# Build a mathematical model

# Build a mathematical model

## 1. Account for time sensitivity and complexity before you start building your model.

The lever that controls your model complexity is called the assumptions of your model. For example, if you have a very time-sensitive decision and modeling is appropriate, your model will contain stronger assumptions than if you had more time. This is because you do not have time to gather more known information, which leads to more unknowns, nor time to enhance accuracy and robustness in unknown information. Time sensitivity and the maximum complexity of a model have a positive relationship. For example, if you have more time to sit down and build something, your maximum level of complexity also increases. However, a complex model does not always mean a reliable one. The chart below illustrates how reliability changes with time sensitivity and complexity: There are three takeaways from this illustration: There is a point when you reach optimal complexity of your model and should not go further (see R2 in the chart above). Reliability is inversely proportional to the strength of assumptions. The stronger the assumptions, the less reliable the model is, for example, the more vulnerable to error it is. A robustness/sensitivity test determines where you are on the curve. A simple way to do a robustness proxy is to change your assumptions by a small and large percentage and compare them to the percentage change in your KPIs.

## 2. Determine objectives and KPIs for your project.

The objective is the defined goal of your situation. Your KPIs measure the performance of the defined goal and depend on your objective. Ask the following questions to help determine your KPI: Is your KPI net present value of the project? Is it the opportunity cost of investing? Is it the return on investment? For example, to determine whether your $1 million should be invested in the plot of a gold mining project, the next step is to determine your KPI. In this case, you choose profit for your KPI. Next, you set your investing threshold, your minimum profit for investing after three years is $2 million.

## 3. Create a spreadsheet to organize known and unknown information, to build the foundation of your model.

Models are built on known and unknown information. The foundation of the model is the aggregate of the known information. First, break down your KPI into parts, followed by a separation of those parts into information that: You already know. You will gather through research. Will remain unknown. Continuing the previous example, where the KPI is profit, the partitioning of this metric can be written as: Expected profit = Expected revenue – expected costs. It can be further broken down to: Expected profit = (Expected average price of gold x mined quantity of gold) – (machinery + labor + legal costs). With intense research, you are able to gather all costs, leaving expected average price of gold and mined quantity of gold, as unknowns. To organize and structure your information in a spreadsheet, you can do the following: Organize known information separately from unknown information in a table. Check that the known information is relevant to calculating the KPI. Add details about dates, country, and metric name. Create a Notes column with an external source link or explanation.

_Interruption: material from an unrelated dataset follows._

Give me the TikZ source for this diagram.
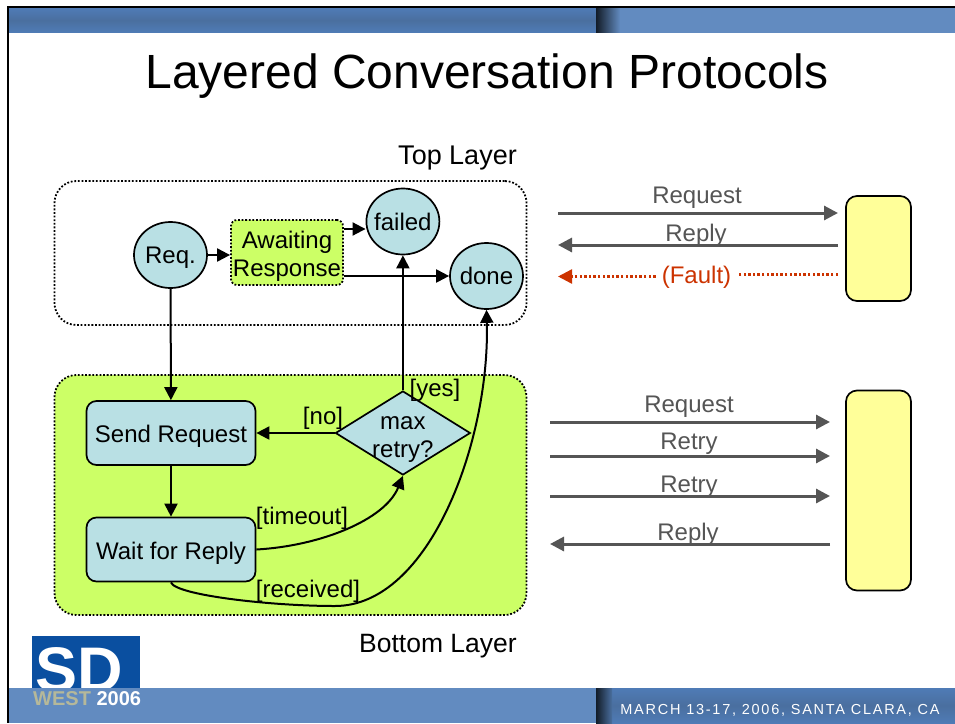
\documentclass[tikz,border=0pt]{standalone}
\usepackage{fontspec}
\setmainfont{Liberation Sans}
\usetikzlibrary{arrows.meta,shapes.geometric}
\definecolor{barblue}{HTML}{628BC0}
\definecolor{bardark}{HTML}{4A6F9F}
\definecolor{baredge}{HTML}{4F7BB6}
\definecolor{logoblue}{HTML}{0A4FA0}
\definecolor{statefill}{HTML}{B9E0E4}
\definecolor{layergreen}{HTML}{CCFF66}
\definecolor{partfill}{HTML}{FFFF99}
\definecolor{msggray}{HTML}{555555}
\definecolor{faultred}{HTML}{CC3300}
\definecolor{westgray}{HTML}{B5B89A}
\tikzset{
    state/.style={ellipse,draw,line width=1.7pt,fill=statefill,font=\fontsize{24}{28}\selectfont,inner sep=-8pt,minimum width=73pt,minimum height=66pt,text height=17pt,text depth=0pt},
    activity/.style={rectangle,rounded corners=10pt,draw,line width=1.7pt,fill=statefill,font=\fontsize{24}{28}\selectfont,inner sep=0pt,minimum width=169pt,minimum height=64pt,text height=19pt,text depth=0pt},
    layer/.style={rectangle,rounded corners=22pt,draw,line width=1.8pt,dash pattern=on 1.8pt off 1.8pt,inner sep=0pt,minimum width=472pt},
    part/.style={rectangle,rounded corners=11pt,draw,line width=1.7pt,fill=partfill,inner sep=0pt,minimum width=65pt},
    flow/.style={-{Triangle[length=13pt,width=13pt]},line width=2pt},
    msg/.style={-{Triangle[length=14pt,width=14pt]},line width=3pt,msggray},
    txt/.style={font=\fontsize{24}{28}\selectfont,inner sep=0pt}
}
\begin{document}
\begin{tikzpicture}[x=1pt,y=-1pt]
    \useasboundingbox (0,0) rectangle (955,723);
    \fill[white] (0,0) rectangle (955,723);

    % logo
    \fill[logoblue] (32,636) rectangle (140,688);
    \node[font=\fontsize{63}{63}\selectfont\bfseries,white,inner sep=0pt,anchor=base] (logo) at (79,691) {SD};

    % bars
    \fill[barblue] (9,8) rectangle (955,33);
    \shade[top color=baredge,bottom color=baredge,middle color=bardark] (9,8) rectangle (596,32.5);
    \shade[left color=bardark!25!black,right color=barblue] (596,8) rectangle (620,32.5);
    \fill[barblue] (9,688) rectangle (955,723);
    \shade[top color=baredge,bottom color=baredge,middle color=bardark] (596,688) rectangle (955,723);
    \shade[left color=bardark!25!black,right color=bardark] (596,688) rectangle (612,723);
    \draw[line width=2.4pt] (955,7) -- (8,7) -- (8,723);

    % title
    \node[font=\fontsize{48}{50}\selectfont,inner sep=0pt] (title) at (487,76) {Layered Conversation Protocols};

    % footer
    \node[font=\fontsize{20}{20}\selectfont\bfseries,inner sep=0pt,anchor=west] (west) at (33,699) {\textcolor{westgray}{WEST} \textcolor{white}{2006}};
    \node[font=\fontsize{14.5}{15}\selectfont,white,inner sep=0pt] (date) at (780,710) {\addfontfeature{LetterSpace=12}MARCH 13-17, 2006, SANTA CLARA, CA};

    % layers
    \node[layer,minimum height=144pt] (top) at (290.5,253) {};
    \node[layer,fill=layergreen,minimum height=240pt] (bottom) at (290.5,495) {};
    \node[txt,font=\fontsize{27}{28}\selectfont,anchor=east] (toplabel) at (517,158) {Top Layer};
    \node[txt,font=\fontsize{26.5}{28}\selectfont,anchor=east] (bottomlabel) at (517,646) {Bottom Layer};

    % top layer states
    \node[state] (req) at (170.5,255) {Req.};
    \node[rectangle,rounded corners=6pt,draw,line width=1.8pt,dash pattern=on 1.8pt off 1.8pt,fill=layergreen,inner sep=0pt,minimum width=112pt,minimum height=65pt,label={[txt,align=center,yshift=-4pt]center:{Awaiting\\Response}}] (await) at (287,252.5) {};
    \node[state] (failed) at (402.9,221.5) {failed};
    \node[state] (done) at (486.5,276) {done};

    % bottom layer states
    \node[activity] (send) at (171,433) {Send Request};
    \node[activity] (wait) at (171,549.5) {Wait for Reply};
    \node[diamond,aspect=1.6,draw,line width=1.7pt,fill=statefill,inner sep=0pt,minimum width=135pt,minimum height=84pt,label={[txt,align=center,yshift=-7pt]center:{max\\retry?}}] (retry) at (402.9,433) {};

    % connectors
    \draw[flow] (req) -- (await.west |- req);
    \draw[flow] (await.east |- 0,229) -- (failed.west |- 0,229);
    \draw[flow] (await.east |- done) -- (done);
    \draw[flow] (req) -- (send);
    \draw[flow] (send) -- (wait);
    \draw[flow] (retry) -- (send);
    \draw[flow] (retry) -- (failed);
    \draw[flow] (wait.east) .. controls (320,546) and (385,520) .. (retry.south);
    \draw[flow] (wait.south) .. controls (175,595) and (270,606) .. (335,606) .. controls (430,606) and (490,440) .. (done.south);

    % guards
    \node[txt] (no) at (323,418) {[no]};
    \node[txt] (yes) at (435,390) {[yes]};
    \node[txt] (timeout) at (302,518) {[timeout]};
    \node[txt] (received) at (308,591) {[received]};

    % top messages
    \node[part,minimum height=105pt] (parttop) at (878.5,248.5) {};
    \coordinate (a1) at (558,213);
    \coordinate (a2) at (838,213);
    \coordinate (b1) at (838,245);
    \coordinate (b2) at (558,245);
    \coordinate (c1) at (838,274.5);
    \coordinate (c2) at (558,276.5);
    \draw[msg] (a1) -- (a2);
    \draw[msg] (b1) -- (b2);
    \node[txt,msggray] (req1) at (697,198) {Request};
    \node[txt,msggray] (rep1) at (696,235) {Reply};
    \node[txt,faultred,inner xsep=6pt] (fault) at (696.5,277) {(Fault)};
    \draw[line width=2.4pt,dash pattern=on 2.4pt off 2.2pt,faultred] (c1) -- (fault.east |- c1);
    \draw[-{Triangle[length=14pt,width=14pt]},line width=2.4pt,dash pattern=on 2.4pt off 2.2pt,faultred] (fault.west |- c2) -- (c2);

    % bottom messages
    \node[part,minimum height=200pt] (partbot) at (878.5,490.5) {};
    \coordinate (d1) at (550,422);
    \coordinate (d2) at (830,422);
    \coordinate (e1) at (550,456);
    \coordinate (e2) at (830,456);
    \coordinate (f1) at (550,496);
    \coordinate (f2) at (830,496);
    \coordinate (g1) at (830,544);
    \coordinate (g2) at (550,544);
    \foreach \s/\t in {d1/d2,e1/e2,f1/f2,g1/g2} \draw[msg] (\s) -- (\t);
    \node[txt,msggray] (req2) at (689,407) {Request};
    \node[txt,msggray] (ret1) at (689,444) {Retry};
    \node[txt,msggray] (ret2) at (689,487) {Retry};
    \node[txt,msggray] (rep2) at (688,534) {Reply};
\end{tikzpicture}
\end{document}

## 4. Calculate informed estimates of your unknown components.

Fill out a separate table with the remaining unknown components. Each unknown component likely needs to be broken down into subsections to fill in informed parts and estimates. For each subsection, first ask, How do I calculate the unknown? Then ask, What proxies can I obtain? Lastly, make informed assumptions to fill in the missing information. In our gold mine example, the primary need is to calculate, as best as possible, the expected average price of gold and the expected mined quantity of gold.

## 5. Link the objective, the known, and unknown information, using cell referencing in a spreadsheet to build your model.

Hardcoded information should be colored in black text, while formulas should be in blue text. In our example, for simplicity, assume that your expected quantity of mined gold is 2,000 ounces, which you have referenced in cell F20 of your spreadsheet. Your KPI, three-year profit, can be written as the following, by using the known and unknown information mentioned in the previous sections: = (Expected average price of gold x mined quantity of gold) – (machinery + labour + legal costs). = (F14*F20) – sum(B3:B5) = ($1,997*2,000) – $850,000 = $3,144,000 The $3.14 million represents the total expected profit after three years, which is $1.14 million beyond the $2 million investment threshold set in Step 1.

## 6. Determine your model inputs and incorporate varying estimates into your model.

Model inputs are the critical variables for your KPI. They often take on different values that affect the KPI. For this example, you have determined that quantity mined and 2023 gold price growth, are the key drivers because they are the most volatile. Here’s how to incorporate varying estimates into your model: List the model inputs you may want to change. Move this model input list through links from the existing Data tab, with known and unknown information, to a new tab. For example, first use Crtl+X to cut the cells, then Ctrl+V to paste the cells in your new tab. Here’s what it would look like for one of the model inputs, Quantity mined: Estimate uncertainty by creating scenarios; hypothetical situations based on varying assumptions about the future. Three default scenarios for key drivers influenced by luck or unknown externalities are: Optimistic, a positive outlook on the future. Neutral, the expected outlook. Pessimistic, a risk-averse or conservative outlook. Use Data Validation and Vlookups to transform static cells into dynamic options or model inputs based on those three scenarios.